WASHINGTON — Federal regulators unveiled a long-awaited proposal Thursday designed to target incentive-based pay arrangements for executives at banks and credit unions, the agencies' second attempt after their initial plan met fierce resistance.
The new proposal, unveiled by the National Credit Union Administration, sets out a tiered approach to executive compensation rules based on total assets.
Financial institutions with $250 billion or more in assets are considered Level 1 and subject to the highest standards; those with between $50 billion and $250 billion are in Level 2 and face moderate requirements; and those with assets of $1 billion to $50 billion are in Level 3 and face fewer mandates.
Under the plan, senior executives at the largest banks would have to defer at least 60% of their qualifying incentive-based compensation for each performance period for four years, while significant risk-taker for those Level 1 institutions must defer 50% of their incentive-based pay.
Midsize large institutions, those considered Level 2, must defer the incentive-based pay of top executives by at least 50% for three years, while risk-takers defer 40% of incentive-based pay for that time period.
The proposal would allow regulators the discretion to require Level 3 banks and credit unions to be subject to either of the restrictions for Level 1 or 2 institutions depending on the "complexity of operations or compensation practices."
The proposal defines senior executive as a person who either holds the title or performs the functions of a president or chief executive officer, chief operating and financial officers, chief lending officers, chief risk and/or compliance officers, among others.
Significant risk-takers are defined as individuals receiving at least one-third incentive-based compensation and, for Level 1 institutions, are among the top 5% compensated individuals at the firm, and for Level 2 institutions among the top 2%. Any individual who may commit or expose at least 0.5% of an institution's assets or who is specifically designated by regulators would also be covered as a significant risk-taker.
The proposal effectively exempts institutions with less than $1 billion of assets from regulation; nor does it require disclosure of compensation that is not incentive-based.
Regulators also proposed requirements for "clawbacks" on executive pay.
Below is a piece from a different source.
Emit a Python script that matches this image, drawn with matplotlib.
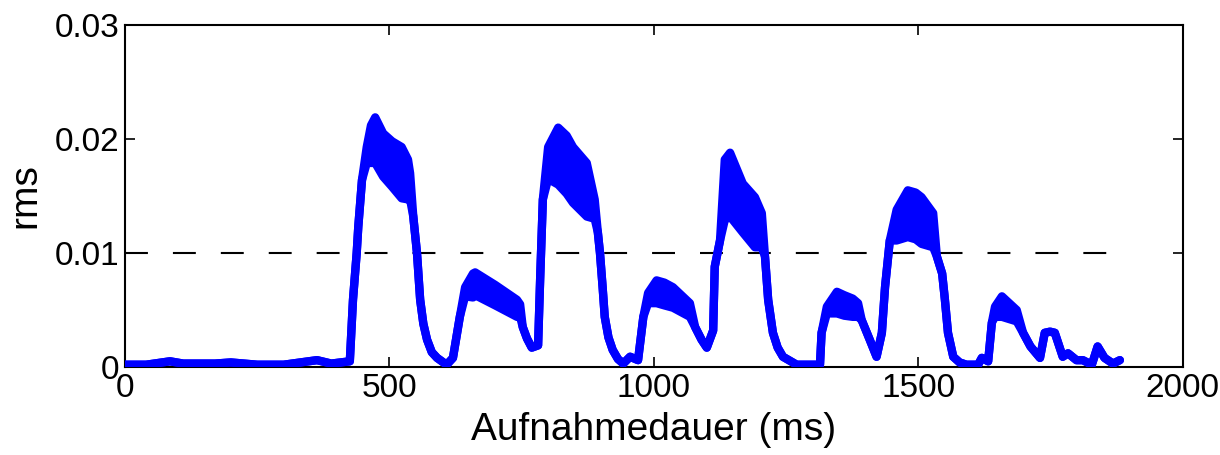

Under the plan, senior executives at Level 1 and 2 institutions can see their bonus pay reclaimed up to seven years after any new compensation agreement if their actions hurt the firm.
Covered institutions would be able to reclaim compensation in the event of "misconduct that resulted in significant or reputational harm" to the institution, fraud, or intentional misrepresentation of information to determine the executive or risk-taker's compensation, the proposal said.
The plan would also bar Level 1 and 2 institutions from hedging any decrease in the value of a covered person's incentive-based compensation and bans those institutions from awarding an executive more than 125% of the compensation agreement's target amount and 150% for a risk-taker's incentive-based compensation.
The plan would generally prohibit incentive-based arrangements that "would encourage inappropriate risks by providing excessive compensation or that could lead to material financial loss."
The proposal would also require all covered institutions to develop and retain for seven years "records documenting the structure of incentive-based compensation arrangements" and ensure oversight "of the institution's incentive-based compensation arrangements from its board of directors."
The proposal is a multiagency regulation spanning the NCUA, the Federal Reserve, the Federal Deposit Insurance Corp., the Office of the Comptroller of the Currency, the Securities and Exchange Commission and the Federal Housing Finance Agency.
The other agencies have not yet announced when they will vote to release the proposal, and the NCUA included a disclaimer in its documents noting that it will not be published in the Federal Register until the remaining agencies have also acted and that "the final version may differ from the version posted here."
The plan is among the highest-profile regulations left unfinished since the passage of the Dodd-Frank Act, and President Obama himself expressed the pressing need for it to be completed in a joint meeting with regulators held at the White House in March.
Executive compensation was one of the leading sources of public resentment after the financial crisis when it was revealed that executives and their underlings were in effect given an incentive to take excessive risks without any appropriate attention paid to financial stability of the firms for which they worked or the system in general.
Since the crisis, other sections of the law have been completed, including a so-called "say on pay" rule by the SEC that requires shareholder disclosure of executive compensation packages and the widespread adoption of "clawbacks" in packages, whereby the board of a firm can take back compensation later if it is revealed to have been awarded based on fraudulent or misleading performance.